begin

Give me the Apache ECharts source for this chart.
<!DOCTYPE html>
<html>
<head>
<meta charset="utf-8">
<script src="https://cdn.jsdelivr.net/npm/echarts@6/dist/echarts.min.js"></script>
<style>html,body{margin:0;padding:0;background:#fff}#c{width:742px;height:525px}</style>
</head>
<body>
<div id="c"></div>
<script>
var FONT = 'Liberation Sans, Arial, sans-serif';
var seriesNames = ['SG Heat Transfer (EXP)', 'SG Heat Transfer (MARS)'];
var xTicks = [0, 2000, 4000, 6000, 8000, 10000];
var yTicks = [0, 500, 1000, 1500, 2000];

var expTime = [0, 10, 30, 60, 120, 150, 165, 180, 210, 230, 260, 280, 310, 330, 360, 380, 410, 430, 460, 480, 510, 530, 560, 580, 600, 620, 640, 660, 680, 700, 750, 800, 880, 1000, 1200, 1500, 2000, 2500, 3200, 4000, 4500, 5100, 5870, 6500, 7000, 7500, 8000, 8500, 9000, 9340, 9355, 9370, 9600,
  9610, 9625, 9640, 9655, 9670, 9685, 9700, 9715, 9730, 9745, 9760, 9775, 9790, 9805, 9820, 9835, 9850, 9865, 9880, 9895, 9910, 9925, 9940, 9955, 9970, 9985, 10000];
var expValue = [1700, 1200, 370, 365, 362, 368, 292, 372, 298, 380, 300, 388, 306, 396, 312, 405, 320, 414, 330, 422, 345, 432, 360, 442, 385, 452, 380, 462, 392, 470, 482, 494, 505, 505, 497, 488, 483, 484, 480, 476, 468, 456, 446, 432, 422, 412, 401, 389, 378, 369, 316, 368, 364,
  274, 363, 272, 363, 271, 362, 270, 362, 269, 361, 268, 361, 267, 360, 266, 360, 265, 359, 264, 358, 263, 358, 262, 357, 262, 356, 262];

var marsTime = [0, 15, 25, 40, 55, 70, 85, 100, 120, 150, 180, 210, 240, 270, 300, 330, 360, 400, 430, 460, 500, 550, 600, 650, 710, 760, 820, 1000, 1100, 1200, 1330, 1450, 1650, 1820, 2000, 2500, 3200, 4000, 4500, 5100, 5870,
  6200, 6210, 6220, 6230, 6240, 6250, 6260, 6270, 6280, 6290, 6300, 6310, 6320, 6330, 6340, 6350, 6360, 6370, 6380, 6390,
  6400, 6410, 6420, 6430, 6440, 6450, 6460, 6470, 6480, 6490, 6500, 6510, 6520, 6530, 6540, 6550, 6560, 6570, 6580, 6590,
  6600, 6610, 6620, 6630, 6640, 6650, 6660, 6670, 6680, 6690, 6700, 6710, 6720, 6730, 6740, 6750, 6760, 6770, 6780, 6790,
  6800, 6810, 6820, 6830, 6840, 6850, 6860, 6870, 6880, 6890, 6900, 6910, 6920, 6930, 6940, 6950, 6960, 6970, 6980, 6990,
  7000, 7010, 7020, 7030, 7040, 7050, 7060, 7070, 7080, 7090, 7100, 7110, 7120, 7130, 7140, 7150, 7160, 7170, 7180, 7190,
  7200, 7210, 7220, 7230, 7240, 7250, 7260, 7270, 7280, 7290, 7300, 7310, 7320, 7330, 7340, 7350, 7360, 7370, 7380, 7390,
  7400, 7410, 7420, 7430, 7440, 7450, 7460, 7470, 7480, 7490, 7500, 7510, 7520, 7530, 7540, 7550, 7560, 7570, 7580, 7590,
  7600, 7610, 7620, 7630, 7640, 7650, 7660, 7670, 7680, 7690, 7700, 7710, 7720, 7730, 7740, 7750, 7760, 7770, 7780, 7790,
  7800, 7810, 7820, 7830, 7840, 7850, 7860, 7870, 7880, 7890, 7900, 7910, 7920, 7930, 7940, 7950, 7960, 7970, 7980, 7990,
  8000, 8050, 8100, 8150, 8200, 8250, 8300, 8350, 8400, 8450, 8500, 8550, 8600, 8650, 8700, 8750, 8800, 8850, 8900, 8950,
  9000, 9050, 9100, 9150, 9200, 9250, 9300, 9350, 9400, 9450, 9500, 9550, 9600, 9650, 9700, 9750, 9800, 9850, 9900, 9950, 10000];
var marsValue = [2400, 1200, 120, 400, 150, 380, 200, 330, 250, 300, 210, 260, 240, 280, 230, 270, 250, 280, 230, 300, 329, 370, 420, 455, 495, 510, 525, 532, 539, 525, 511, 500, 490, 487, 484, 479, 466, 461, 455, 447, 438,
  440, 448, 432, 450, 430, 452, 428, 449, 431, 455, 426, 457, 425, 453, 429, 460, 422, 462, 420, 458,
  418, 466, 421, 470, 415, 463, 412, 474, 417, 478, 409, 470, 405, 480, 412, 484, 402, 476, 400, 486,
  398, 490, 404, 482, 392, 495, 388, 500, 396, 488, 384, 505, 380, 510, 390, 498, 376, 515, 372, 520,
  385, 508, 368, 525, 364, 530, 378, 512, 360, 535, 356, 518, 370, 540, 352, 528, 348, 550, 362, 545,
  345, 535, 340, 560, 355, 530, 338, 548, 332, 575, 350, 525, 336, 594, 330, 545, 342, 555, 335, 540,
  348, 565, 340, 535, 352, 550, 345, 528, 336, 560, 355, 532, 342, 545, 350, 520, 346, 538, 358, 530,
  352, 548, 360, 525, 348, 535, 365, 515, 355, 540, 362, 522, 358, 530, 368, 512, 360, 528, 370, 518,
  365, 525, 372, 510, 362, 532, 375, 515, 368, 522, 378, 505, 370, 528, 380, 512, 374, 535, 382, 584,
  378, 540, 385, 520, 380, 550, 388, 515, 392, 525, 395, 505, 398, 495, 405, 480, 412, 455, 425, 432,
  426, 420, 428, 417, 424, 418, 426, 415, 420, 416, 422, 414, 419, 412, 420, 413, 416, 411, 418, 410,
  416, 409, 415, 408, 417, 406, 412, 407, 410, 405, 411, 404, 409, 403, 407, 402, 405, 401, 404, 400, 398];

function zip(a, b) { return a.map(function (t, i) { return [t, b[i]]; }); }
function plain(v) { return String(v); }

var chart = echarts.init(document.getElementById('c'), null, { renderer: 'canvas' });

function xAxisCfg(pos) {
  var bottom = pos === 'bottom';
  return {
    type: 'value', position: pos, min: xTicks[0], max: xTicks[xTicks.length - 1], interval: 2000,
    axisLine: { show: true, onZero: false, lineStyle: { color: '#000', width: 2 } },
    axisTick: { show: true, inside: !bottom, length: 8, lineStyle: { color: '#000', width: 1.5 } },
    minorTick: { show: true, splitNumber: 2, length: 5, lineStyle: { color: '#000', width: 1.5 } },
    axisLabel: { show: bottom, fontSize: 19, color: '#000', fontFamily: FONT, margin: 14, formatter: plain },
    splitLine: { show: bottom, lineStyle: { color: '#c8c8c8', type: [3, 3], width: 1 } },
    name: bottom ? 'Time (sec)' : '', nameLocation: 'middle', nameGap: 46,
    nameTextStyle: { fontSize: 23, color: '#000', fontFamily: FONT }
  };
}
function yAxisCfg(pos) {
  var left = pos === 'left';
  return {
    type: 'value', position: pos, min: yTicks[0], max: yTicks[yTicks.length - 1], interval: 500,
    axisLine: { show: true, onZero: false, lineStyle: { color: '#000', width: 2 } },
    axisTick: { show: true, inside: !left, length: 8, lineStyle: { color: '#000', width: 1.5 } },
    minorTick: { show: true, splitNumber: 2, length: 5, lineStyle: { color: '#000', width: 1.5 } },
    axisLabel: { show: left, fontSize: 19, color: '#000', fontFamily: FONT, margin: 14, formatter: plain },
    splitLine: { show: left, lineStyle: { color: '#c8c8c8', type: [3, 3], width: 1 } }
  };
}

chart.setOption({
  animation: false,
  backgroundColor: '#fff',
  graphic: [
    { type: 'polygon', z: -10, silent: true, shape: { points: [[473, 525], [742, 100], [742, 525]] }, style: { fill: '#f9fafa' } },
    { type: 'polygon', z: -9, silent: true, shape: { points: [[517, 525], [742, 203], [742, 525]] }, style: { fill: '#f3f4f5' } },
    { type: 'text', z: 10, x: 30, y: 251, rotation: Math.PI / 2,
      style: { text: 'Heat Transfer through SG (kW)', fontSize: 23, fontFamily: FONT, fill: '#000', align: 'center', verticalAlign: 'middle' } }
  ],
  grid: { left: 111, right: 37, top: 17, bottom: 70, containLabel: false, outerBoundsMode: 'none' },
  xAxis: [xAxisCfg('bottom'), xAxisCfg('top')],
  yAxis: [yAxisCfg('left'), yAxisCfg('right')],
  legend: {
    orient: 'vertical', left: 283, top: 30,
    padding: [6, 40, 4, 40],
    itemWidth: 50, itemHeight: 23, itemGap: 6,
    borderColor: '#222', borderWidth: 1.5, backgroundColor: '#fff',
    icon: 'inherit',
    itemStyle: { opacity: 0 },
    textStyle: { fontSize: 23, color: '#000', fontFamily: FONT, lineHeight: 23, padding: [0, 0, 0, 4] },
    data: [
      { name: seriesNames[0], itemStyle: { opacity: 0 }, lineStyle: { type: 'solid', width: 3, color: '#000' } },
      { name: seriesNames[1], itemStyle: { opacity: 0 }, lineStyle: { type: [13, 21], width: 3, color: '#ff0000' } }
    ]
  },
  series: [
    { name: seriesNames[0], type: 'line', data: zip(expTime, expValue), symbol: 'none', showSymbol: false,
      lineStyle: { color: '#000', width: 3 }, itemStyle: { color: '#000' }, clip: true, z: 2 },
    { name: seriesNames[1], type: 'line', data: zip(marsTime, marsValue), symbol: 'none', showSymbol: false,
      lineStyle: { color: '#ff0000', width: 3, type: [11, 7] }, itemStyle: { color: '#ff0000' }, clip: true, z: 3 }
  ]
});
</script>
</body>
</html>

end

Exactly repeat the lines above, from the opening line through the one with "var yTicks = [0, 500, 1000, 1500, 2000];", and include nothing else.

**TASK RESPONSE:**
Give me the Apache ECharts source for this chart.
<!DOCTYPE html>
<html>
<head>
<meta charset="utf-8">
<script src="https://cdn.jsdelivr.net/npm/echarts@6/dist/echarts.min.js"></script>
<style>html,body{margin:0;padding:0;background:#fff}#c{width:742px;height:525px}</style>
</head>
<body>
<div id="c"></div>
<script>
var FONT = 'Liberation Sans, Arial, sans-serif';
var seriesNames = ['SG Heat Transfer (EXP)', 'SG Heat Transfer (MARS)'];
var xTicks = [0, 2000, 4000, 6000, 8000, 10000];
var yTicks = [0, 500, 1000, 1500, 2000];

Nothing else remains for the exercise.